===== DATASET SECTION =====
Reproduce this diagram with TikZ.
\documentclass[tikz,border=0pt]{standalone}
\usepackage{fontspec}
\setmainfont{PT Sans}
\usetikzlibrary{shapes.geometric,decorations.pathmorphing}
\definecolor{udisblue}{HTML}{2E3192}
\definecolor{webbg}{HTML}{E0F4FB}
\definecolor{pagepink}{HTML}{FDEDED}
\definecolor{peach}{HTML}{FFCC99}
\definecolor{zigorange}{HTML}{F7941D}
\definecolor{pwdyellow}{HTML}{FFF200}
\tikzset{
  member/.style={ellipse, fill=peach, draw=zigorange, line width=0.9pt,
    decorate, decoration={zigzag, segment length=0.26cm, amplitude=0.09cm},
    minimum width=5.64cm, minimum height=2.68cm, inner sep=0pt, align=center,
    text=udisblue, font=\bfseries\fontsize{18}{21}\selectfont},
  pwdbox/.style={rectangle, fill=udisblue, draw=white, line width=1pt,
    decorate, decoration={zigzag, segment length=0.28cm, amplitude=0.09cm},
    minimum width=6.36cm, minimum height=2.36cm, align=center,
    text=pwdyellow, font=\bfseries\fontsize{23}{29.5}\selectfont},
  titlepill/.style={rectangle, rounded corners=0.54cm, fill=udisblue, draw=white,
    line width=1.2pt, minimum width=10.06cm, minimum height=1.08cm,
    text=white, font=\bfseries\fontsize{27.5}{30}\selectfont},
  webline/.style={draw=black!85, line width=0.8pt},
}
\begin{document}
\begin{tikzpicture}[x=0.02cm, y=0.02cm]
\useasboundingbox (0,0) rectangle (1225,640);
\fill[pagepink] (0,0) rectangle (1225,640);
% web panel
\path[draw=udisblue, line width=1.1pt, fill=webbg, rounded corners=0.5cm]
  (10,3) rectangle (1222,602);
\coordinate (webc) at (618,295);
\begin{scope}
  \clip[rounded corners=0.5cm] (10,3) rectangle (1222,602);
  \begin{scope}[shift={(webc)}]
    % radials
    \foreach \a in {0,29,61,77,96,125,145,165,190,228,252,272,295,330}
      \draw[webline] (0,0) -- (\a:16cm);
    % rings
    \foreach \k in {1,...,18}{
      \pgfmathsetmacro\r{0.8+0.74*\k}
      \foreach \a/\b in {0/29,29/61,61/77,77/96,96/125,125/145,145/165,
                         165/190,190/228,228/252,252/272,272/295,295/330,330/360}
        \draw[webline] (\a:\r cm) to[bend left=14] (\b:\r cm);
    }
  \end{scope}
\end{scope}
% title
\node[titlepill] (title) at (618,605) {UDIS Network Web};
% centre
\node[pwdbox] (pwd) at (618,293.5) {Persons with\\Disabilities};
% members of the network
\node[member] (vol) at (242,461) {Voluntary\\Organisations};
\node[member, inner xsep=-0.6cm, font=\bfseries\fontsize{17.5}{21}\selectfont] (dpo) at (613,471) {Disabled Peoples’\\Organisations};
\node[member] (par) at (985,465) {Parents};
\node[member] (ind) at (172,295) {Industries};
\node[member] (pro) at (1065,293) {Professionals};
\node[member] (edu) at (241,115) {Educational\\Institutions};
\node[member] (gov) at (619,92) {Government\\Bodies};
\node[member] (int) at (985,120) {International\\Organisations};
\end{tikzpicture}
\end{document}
=====
__WRITTEN REQUEST__: Repeat the lines above exactly.

__RESULT OF THE EXERCISE__:
Reproduce this diagram with TikZ.
\documentclass[tikz,border=0pt]{standalone}
\usepackage{fontspec}
\setmainfont{PT Sans}
\usetikzlibrary{shapes.geometric,decorations.pathmorphing}
\definecolor{udisblue}{HTML}{2E3192}
\definecolor{webbg}{HTML}{E0F4FB}
\definecolor{pagepink}{HTML}{FDEDED}
\definecolor{peach}{HTML}{FFCC99}
\definecolor{zigorange}{HTML}{F7941D}
\definecolor{pwdyellow}{HTML}{FFF200}
\tikzset{
  member/.style={ellipse, fill=peach, draw=zigorange, line width=0.9pt,
    decorate, decoration={zigzag, segment length=0.26cm, amplitude=0.09cm},
    minimum width=5.64cm, minimum height=2.68cm, inner sep=0pt, align=center,
    text=udisblue, font=\bfseries\fontsize{18}{21}\selectfont},
  pwdbox/.style={rectangle, fill=udisblue, draw=white, line width=1pt,
    decorate, decoration={zigzag, segment length=0.28cm, amplitude=0.09cm},
    minimum width=6.36cm, minimum height=2.36cm, align=center,
    text=pwdyellow, font=\bfseries\fontsize{23}{29.5}\selectfont},
  titlepill/.style={rectangle, rounded corners=0.54cm, fill=udisblue, draw=white,
    line width=1.2pt, minimum width=10.06cm, minimum height=1.08cm,
    text=white, font=\bfseries\fontsize{27.5}{30}\selectfont},
  webline/.style={draw=black!85, line width=0.8pt},
}
\begin{document}
\begin{tikzpicture}[x=0.02cm, y=0.02cm]
\useasboundingbox (0,0) rectangle (1225,640);
\fill[pagepink] (0,0) rectangle (1225,640);
% web panel
\path[draw=udisblue, line width=1.1pt, fill=webbg, rounded corners=0.5cm]
  (10,3) rectangle (1222,602);
\coordinate (webc) at (618,295);
\begin{scope}
  \clip[rounded corners=0.5cm] (10,3) rectangle (1222,602);
  \begin{scope}[shift={(webc)}]
    % radials
    \foreach \a in {0,29,61,77,96,125,145,165,190,228,252,272,295,330}
      \draw[webline] (0,0) -- (\a:16cm);
    % rings
    \foreach \k in {1,...,18}{
      \pgfmathsetmacro\r{0.8+0.74*\k}
      \foreach \a/\b in {0/29,29/61,61/77,77/96,96/125,125/145,145/165,
                         165/190,190/228,228/252,252/272,272/295,295/330,330/360}
        \draw[webline] (\a:\r cm) to[bend left=14] (\b:\r cm);
    }
  \end{scope}
\end{scope}
% title
\node[titlepill] (title) at (618,605) {UDIS Network Web};
% centre
\node[pwdbox] (pwd) at (618,293.5) {Persons with\\Disabilities};
% members of the network
\node[member] (vol) at (242,461) {Voluntary\\Organisations};
\node[member, inner xsep=-0.6cm, font=\bfseries\fontsize{17.5}{21}\selectfont] (dpo) at (613,471) {Disabled Peoples’\\Organisations};
\node[member] (par) at (985,465) {Parents};
\node[member] (ind) at (172,295) {Industries};
\node[member] (pro) at (1065,293) {Professionals};
\node[member] (edu) at (241,115) {Educational\\Institutions};
\node[member] (gov) at (619,92) {Government\\Bodies};
\node[member] (int) at (985,120) {International\\Organisations};
\end{tikzpicture}
\end{document}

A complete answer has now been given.